The Han River, a popular destination for Seoul residents, has become the center of a heated debate. The Seoul Metropolitan Government’s regulation, introduced in April 2019, mandates that tents set up in the river’s picnic areas must remain open on at least two sides.
This regulation, while aiming to maintain the cleanliness and order of the Han River parks, has sparked discussions on personal freedom, privacy, and cultural norms. The city cites concerns over inappropriate behavior in closed tents, waste issues, and park damage as reasons for the rule.
Public reactions to the regulation are diverse. Some residents, valuing public decency and order, support the rule. However, others feel it infringes on their personal choices and privacy, questioning the extent of governmental oversight in public spaces, according to a report by the Korea Times.

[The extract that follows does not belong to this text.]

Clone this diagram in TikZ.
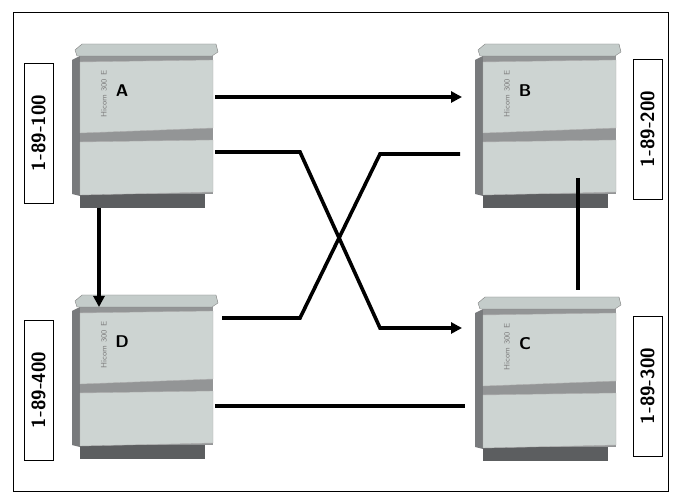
\documentclass[tikz,border=0pt]{standalone}
\usepackage{tikz}
\usetikzlibrary{arrows.meta, positioning}
\tikzset{
    link/.style={line width=3.6pt},
    arrow/.style={link, -{Triangle[length=11pt,width=11pt]}},
    numbox/.style={draw, thick, fill=white, rotate=90, minimum width=140pt, minimum height=29pt, inner sep=0pt, font=\sffamily\bfseries\fontsize{19}{20}\selectfont},
    letter/.style={font=\sffamily\bfseries\fontsize{17}{18}\selectfont}
}
\definecolor{lid}{RGB}{196,204,202}
\definecolor{panel}{RGB}{205,212,210}
\definecolor{side}{RGB}{120,122,124}
\definecolor{basec}{RGB}{92,94,96}
% one cabinet, shifted by #1, letter #2
\newcommand{\cabinet}[3]{
  \begin{scope}[shift={#1}]
    \fill[side] (0,16) -- (8,12) -- (8,152) -- (0,150) -- cycle;
    \fill[basec] (8,150) rectangle (133,164);
    \fill[side!80] (8,12) rectangle (141,150);
    \fill[lid, draw=gray] (3,6) -- (10,0) -- (144,0) -- (146,8) -- (140,12) -- (5,12) -- cycle;
    \fill[panel, draw=gray!60] (8,18) -- (141,16) -- (141,84) -- (8,89) -- cycle;
    \fill[panel, draw=gray!60] (8,98) -- (141,96) -- (141,148) -- (8,151) -- cycle;
    \node[letter] (#3) at (50,47) {#2};
    \node[rotate=90, font=\sffamily\fontsize{8}{9}\selectfont, text=gray] at (32,50) {Hicom 300 E};
  \end{scope}
}
\begin{document}
\begin{tikzpicture}[x=1pt, y=-1pt]
    \useasboundingbox (0,0) rectangle (680,502);
    \draw (13,12) rectangle (668,491);
    % cabinets
    \cabinet{(72,44)}{A}{a}
    \cabinet{(475,44)}{B}{b}
    \cabinet{(72,295)}{D}{d}
    \cabinet{(475,297)}{C}{c}
    % numbers
    \node[numbox] (na) at (38.5,133) {1-89-100};
    \node[numbox] (nb) at (647.5,129) {1-89-200};
    \node[numbox] (nd) at (38.5,390) {1-89-400};
    \node[numbox] (nc) at (647.5,386) {1-89-300};
    % connector ends
    \coordinate (aright) at (215,97);
    \coordinate (bleft) at (462,97);
    \coordinate (alow) at (215,152);
    \coordinate (cleft) at (462,328);
    \coordinate (blow) at (460,154);
    \coordinate (dright) at (222,318);
    \coordinate (abot) at (99,208);
    \coordinate (dtop) at (99,307);
    \coordinate (bbot) at (578,178);
    \coordinate (ctop) at (578,290);
    \coordinate (dlow) at (215,406);
    \coordinate (clow) at (465,406);
    % links
    \draw[arrow] (aright) -- (bleft);
    \draw[arrow] (alow) -- (300,152) -- (380,328) -- (cleft);
    \draw[link] (blow) -- (380,154) -- (300,318) -- (dright);
    \draw[arrow] (abot) -- (dtop);
    \draw[link] (bbot) -- (ctop);
    \draw[link] (dlow) -- (clow);
\end{tikzpicture}
\end{document}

The city’s stance is clear. With over 43 million visitors to the Han River parks from January to September of the current year, maintaining order and cleanliness is paramount. The government has even deployed personnel across the parks to ensure compliance.
Yet, the city prefers persuasion over punishment. While violators can be fined up to one million won, the emphasis is on informing and encouraging park users to adhere to the regulations.
The Han River’s tent regulations are not unique to Seoul. Other cities globally have grappled with similar issues, balancing the need for public order with individual freedoms in shared spaces.
Cultural nuances also play a role. What might be deemed acceptable behavior in one culture could be viewed differently in another. This cultural context adds another layer to the ongoing debate.
As the debate continues, one thing is clear: public spaces, like the Han River parks, are a reflection of societal values, norms, and priorities. They are where individual desires meet collective needs, and finding a balance is always a challenge.
For now, as autumn leaves fall and families gather for picnics along the Han River, the tents will remain open on two sides. But the discussions, both for and against the regulations, are far from over.